GIVEN INSTRUCTION
Pull out every line from the listing that has the word "matplotlib".

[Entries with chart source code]
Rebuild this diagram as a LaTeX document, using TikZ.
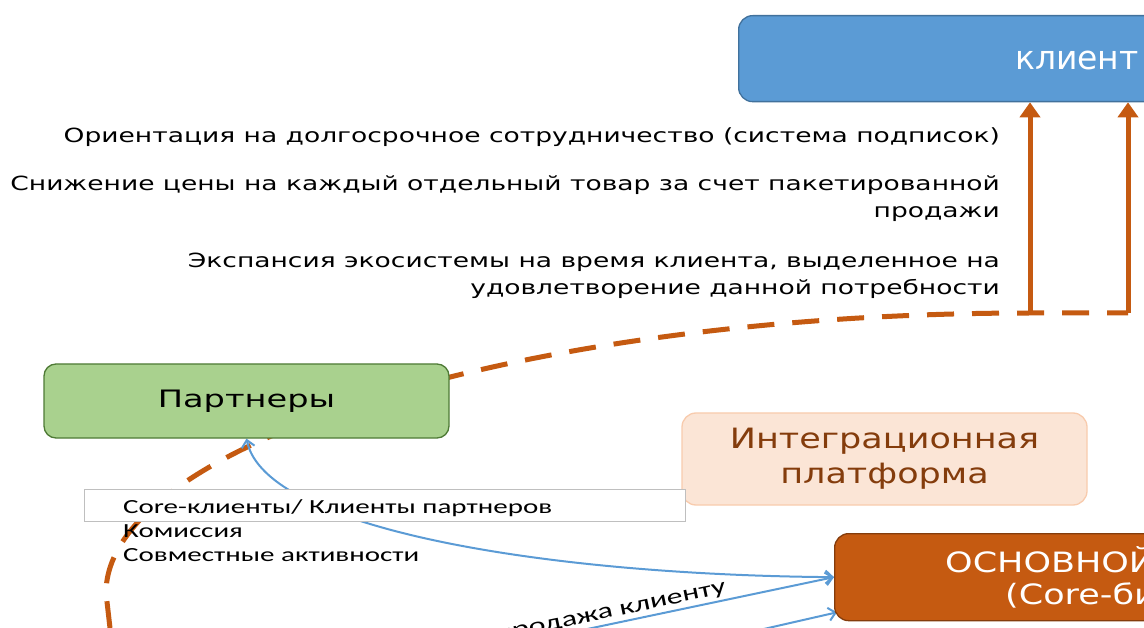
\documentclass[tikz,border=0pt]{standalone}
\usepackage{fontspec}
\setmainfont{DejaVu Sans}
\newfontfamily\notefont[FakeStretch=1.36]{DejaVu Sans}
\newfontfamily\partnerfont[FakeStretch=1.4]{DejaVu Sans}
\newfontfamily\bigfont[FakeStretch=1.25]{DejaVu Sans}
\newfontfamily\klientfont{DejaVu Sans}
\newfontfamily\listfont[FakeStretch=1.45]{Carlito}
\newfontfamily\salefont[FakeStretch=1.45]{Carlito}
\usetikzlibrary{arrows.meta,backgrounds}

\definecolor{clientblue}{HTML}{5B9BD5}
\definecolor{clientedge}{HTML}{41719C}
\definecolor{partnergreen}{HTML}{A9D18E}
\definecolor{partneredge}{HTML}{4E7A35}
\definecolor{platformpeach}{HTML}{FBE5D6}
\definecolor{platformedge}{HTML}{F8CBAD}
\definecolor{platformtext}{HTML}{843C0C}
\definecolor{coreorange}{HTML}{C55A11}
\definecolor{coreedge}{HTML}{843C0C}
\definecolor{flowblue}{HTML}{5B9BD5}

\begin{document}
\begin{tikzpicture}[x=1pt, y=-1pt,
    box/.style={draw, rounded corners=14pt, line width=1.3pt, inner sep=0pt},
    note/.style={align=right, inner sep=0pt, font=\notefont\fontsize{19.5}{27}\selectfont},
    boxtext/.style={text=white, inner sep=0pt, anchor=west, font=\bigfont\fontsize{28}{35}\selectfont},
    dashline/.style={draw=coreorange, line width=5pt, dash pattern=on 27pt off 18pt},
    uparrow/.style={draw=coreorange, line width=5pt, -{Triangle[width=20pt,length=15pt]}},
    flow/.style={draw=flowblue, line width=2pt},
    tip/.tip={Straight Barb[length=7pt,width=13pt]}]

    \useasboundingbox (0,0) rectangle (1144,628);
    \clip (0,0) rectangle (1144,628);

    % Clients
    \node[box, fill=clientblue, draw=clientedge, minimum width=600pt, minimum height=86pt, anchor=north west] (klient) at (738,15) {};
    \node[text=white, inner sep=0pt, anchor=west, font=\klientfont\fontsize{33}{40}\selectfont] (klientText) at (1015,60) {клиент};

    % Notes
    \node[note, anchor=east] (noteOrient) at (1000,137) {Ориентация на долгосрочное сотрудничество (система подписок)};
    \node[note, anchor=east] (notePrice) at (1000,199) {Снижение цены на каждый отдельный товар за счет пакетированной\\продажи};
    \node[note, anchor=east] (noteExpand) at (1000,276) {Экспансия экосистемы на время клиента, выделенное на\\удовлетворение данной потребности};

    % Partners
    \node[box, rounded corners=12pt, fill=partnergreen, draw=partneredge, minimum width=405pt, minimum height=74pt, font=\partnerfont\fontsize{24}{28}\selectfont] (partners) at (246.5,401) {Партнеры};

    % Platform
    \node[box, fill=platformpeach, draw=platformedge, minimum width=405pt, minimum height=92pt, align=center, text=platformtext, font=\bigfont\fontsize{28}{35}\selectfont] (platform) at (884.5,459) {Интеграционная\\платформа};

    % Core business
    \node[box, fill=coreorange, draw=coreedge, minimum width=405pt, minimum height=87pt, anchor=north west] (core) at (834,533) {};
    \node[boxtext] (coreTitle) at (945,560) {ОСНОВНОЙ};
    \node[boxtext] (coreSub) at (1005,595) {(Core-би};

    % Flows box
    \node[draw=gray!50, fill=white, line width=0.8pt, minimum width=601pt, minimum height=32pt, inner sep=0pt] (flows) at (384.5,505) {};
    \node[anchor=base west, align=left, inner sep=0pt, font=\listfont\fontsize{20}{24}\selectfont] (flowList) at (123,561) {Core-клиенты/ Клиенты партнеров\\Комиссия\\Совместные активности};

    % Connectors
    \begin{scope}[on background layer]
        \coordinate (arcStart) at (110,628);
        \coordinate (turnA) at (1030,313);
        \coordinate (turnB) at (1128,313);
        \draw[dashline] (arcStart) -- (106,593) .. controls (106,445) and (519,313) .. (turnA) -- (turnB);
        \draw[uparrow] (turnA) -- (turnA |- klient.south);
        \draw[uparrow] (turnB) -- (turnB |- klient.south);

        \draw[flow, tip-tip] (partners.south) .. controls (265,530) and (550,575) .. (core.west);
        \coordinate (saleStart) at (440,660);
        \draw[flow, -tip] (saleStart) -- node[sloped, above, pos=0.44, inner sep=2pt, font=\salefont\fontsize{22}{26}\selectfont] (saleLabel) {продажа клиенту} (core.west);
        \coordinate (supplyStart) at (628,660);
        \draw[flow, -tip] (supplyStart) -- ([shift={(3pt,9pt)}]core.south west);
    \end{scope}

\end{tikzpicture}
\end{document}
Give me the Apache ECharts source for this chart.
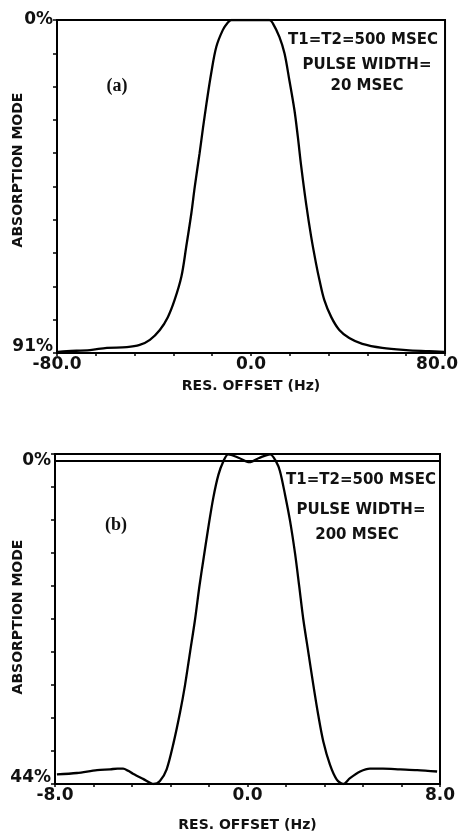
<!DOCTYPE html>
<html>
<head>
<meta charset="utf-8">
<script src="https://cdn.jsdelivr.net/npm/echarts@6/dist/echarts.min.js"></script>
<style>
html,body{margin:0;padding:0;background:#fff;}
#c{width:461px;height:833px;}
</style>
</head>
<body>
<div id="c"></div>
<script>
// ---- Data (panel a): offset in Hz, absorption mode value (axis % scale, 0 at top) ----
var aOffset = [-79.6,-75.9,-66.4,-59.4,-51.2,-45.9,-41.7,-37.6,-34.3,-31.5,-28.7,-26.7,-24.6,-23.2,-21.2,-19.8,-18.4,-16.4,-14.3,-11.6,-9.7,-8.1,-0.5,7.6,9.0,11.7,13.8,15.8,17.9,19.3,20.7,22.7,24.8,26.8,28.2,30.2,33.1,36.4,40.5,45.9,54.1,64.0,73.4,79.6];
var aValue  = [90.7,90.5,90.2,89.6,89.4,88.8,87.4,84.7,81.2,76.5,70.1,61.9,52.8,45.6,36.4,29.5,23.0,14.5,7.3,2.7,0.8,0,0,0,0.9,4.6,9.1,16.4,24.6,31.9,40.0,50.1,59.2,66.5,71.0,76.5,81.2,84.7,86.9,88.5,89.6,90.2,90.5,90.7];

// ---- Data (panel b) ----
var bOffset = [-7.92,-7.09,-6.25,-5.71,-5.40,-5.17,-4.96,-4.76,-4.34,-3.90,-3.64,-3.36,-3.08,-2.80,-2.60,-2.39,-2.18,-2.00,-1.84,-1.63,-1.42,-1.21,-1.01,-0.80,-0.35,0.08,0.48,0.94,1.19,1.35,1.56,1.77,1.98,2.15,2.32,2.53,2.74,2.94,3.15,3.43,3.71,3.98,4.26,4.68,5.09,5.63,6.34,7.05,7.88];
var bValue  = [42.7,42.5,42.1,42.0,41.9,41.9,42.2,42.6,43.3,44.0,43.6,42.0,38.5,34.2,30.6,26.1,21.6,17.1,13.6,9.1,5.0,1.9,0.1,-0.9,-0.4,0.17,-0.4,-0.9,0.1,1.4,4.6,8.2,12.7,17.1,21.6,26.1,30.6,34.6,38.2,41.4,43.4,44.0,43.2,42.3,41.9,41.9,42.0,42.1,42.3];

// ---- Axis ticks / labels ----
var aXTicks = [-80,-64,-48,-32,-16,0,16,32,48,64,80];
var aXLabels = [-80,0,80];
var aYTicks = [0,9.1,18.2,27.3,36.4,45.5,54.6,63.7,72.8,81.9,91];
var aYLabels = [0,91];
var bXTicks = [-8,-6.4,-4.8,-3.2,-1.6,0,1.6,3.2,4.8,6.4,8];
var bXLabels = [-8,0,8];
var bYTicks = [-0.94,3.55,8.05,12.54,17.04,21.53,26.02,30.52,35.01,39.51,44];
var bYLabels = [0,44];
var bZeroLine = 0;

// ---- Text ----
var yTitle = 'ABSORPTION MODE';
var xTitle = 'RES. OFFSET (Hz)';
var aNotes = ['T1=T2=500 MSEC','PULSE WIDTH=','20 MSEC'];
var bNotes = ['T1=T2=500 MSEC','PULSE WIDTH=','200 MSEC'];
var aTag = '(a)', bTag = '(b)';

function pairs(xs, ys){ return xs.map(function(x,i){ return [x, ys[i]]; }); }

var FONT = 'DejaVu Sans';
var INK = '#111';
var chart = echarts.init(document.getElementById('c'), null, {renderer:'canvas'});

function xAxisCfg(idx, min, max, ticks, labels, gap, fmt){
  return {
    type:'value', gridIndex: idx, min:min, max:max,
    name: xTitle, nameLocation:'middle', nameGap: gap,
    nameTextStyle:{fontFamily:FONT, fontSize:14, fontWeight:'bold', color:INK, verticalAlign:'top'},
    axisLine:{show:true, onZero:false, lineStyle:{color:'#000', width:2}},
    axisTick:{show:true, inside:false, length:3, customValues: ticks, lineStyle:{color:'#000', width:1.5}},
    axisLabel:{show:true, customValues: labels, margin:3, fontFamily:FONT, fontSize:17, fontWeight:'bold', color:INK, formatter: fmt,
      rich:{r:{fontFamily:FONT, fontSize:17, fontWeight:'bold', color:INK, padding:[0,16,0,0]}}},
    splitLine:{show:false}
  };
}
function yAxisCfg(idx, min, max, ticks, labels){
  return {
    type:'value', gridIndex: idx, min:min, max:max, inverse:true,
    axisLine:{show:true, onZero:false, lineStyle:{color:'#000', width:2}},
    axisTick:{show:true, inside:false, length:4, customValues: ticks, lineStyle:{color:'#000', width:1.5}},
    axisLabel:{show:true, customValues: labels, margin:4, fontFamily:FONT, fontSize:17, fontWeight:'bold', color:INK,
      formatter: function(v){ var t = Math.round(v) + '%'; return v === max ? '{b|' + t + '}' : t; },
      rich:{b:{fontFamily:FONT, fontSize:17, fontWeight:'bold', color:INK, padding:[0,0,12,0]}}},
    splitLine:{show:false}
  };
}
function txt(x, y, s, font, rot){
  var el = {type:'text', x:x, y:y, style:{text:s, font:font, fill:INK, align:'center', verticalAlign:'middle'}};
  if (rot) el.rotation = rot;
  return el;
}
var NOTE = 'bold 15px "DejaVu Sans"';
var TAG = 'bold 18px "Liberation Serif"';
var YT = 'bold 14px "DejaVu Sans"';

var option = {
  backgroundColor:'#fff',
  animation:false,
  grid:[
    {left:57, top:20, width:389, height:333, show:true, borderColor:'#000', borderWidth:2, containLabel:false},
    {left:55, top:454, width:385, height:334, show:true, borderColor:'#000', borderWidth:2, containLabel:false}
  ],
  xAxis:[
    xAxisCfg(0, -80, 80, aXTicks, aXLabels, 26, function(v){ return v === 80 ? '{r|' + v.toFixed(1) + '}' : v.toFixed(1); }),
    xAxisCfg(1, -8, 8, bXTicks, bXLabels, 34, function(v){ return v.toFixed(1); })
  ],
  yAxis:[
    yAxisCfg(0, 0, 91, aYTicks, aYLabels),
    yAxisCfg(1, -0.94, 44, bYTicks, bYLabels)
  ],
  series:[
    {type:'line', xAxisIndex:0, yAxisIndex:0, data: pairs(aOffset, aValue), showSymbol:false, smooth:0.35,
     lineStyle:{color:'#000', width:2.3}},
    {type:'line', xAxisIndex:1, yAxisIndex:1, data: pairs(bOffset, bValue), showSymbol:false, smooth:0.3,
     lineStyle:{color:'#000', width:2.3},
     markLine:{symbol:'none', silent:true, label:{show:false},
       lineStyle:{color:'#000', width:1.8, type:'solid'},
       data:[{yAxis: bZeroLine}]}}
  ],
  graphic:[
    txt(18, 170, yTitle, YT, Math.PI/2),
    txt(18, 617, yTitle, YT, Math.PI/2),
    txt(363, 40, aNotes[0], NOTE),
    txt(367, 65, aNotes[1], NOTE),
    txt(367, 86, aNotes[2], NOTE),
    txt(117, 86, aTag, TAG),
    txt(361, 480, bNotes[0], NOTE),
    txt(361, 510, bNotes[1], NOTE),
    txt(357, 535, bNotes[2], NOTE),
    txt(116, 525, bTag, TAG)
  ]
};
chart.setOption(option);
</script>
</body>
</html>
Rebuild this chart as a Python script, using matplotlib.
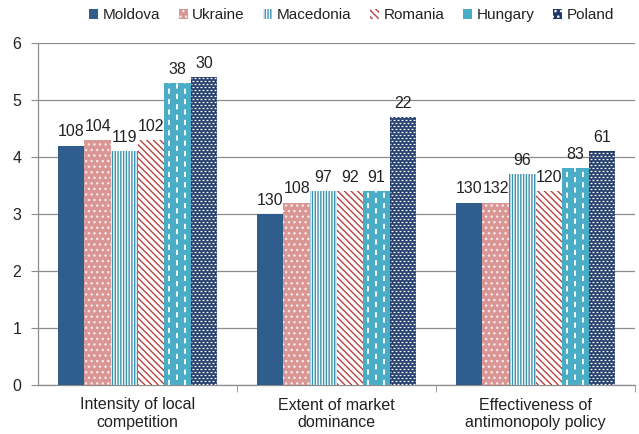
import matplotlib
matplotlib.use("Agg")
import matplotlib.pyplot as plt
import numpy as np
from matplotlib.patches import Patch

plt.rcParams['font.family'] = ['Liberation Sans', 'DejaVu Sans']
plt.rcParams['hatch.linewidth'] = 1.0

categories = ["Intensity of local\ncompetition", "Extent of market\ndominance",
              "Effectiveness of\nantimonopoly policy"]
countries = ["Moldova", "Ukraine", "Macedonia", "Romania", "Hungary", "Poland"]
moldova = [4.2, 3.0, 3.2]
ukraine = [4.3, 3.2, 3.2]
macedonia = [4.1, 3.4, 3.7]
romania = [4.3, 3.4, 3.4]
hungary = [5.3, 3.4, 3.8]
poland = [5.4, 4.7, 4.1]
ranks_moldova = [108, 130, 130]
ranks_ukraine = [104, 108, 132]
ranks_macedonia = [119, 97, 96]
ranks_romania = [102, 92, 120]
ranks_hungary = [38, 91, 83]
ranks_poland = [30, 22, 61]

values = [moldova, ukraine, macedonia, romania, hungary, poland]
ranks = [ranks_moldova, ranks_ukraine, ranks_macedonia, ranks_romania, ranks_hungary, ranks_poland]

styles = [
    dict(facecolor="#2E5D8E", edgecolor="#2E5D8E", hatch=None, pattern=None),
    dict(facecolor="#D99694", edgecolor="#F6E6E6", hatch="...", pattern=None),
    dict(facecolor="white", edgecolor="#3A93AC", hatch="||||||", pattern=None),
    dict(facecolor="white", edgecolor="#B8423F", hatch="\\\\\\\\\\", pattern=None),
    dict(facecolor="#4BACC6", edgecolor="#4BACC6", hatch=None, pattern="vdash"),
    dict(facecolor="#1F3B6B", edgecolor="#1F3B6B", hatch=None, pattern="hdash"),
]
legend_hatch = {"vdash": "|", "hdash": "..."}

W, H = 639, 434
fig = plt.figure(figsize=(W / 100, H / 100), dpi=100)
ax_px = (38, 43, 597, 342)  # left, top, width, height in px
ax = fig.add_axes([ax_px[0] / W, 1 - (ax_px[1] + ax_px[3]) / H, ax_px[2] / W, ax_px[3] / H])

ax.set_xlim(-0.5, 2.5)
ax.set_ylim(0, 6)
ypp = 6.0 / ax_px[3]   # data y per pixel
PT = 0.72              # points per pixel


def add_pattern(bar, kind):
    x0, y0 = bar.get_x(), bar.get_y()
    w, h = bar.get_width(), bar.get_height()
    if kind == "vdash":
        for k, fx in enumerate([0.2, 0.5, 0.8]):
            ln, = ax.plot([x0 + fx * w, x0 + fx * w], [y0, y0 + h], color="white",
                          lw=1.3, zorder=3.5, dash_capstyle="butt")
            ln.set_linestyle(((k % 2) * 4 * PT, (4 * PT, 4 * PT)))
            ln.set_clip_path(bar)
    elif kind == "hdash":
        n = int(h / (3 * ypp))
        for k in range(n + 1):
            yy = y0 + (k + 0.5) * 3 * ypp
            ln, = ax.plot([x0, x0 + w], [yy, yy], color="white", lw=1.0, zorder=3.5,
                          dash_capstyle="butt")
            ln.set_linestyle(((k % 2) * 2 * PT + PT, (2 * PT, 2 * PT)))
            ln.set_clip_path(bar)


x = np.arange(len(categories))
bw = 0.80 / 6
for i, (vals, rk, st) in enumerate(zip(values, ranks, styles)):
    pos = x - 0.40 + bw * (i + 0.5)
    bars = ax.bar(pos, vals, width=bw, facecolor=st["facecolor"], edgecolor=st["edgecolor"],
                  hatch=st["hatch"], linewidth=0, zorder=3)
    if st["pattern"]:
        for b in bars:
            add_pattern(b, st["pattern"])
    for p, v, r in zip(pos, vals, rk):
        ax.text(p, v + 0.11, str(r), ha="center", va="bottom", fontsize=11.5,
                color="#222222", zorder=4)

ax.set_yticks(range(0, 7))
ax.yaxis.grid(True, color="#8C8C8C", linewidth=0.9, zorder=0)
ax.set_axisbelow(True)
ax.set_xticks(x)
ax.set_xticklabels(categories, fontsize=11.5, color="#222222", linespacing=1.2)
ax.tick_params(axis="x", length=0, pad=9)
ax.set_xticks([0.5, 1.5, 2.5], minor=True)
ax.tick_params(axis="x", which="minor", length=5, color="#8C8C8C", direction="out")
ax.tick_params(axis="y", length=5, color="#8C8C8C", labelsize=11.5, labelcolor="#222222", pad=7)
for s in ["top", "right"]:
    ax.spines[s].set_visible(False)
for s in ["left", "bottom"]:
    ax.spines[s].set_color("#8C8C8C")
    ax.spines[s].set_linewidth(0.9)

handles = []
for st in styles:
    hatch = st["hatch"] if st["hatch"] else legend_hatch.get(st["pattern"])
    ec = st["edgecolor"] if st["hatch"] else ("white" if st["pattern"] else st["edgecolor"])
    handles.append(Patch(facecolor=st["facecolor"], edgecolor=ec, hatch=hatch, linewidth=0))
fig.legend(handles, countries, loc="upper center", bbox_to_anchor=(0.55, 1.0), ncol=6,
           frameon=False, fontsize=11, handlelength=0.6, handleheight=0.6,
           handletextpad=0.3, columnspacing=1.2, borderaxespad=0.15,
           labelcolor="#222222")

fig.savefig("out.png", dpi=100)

OUTPUT
Rebuild this chart as a Python script, using matplotlib.
import matplotlib
matplotlib.use("Agg")
import matplotlib.pyplot as plt
from matplotlib.patches import Patch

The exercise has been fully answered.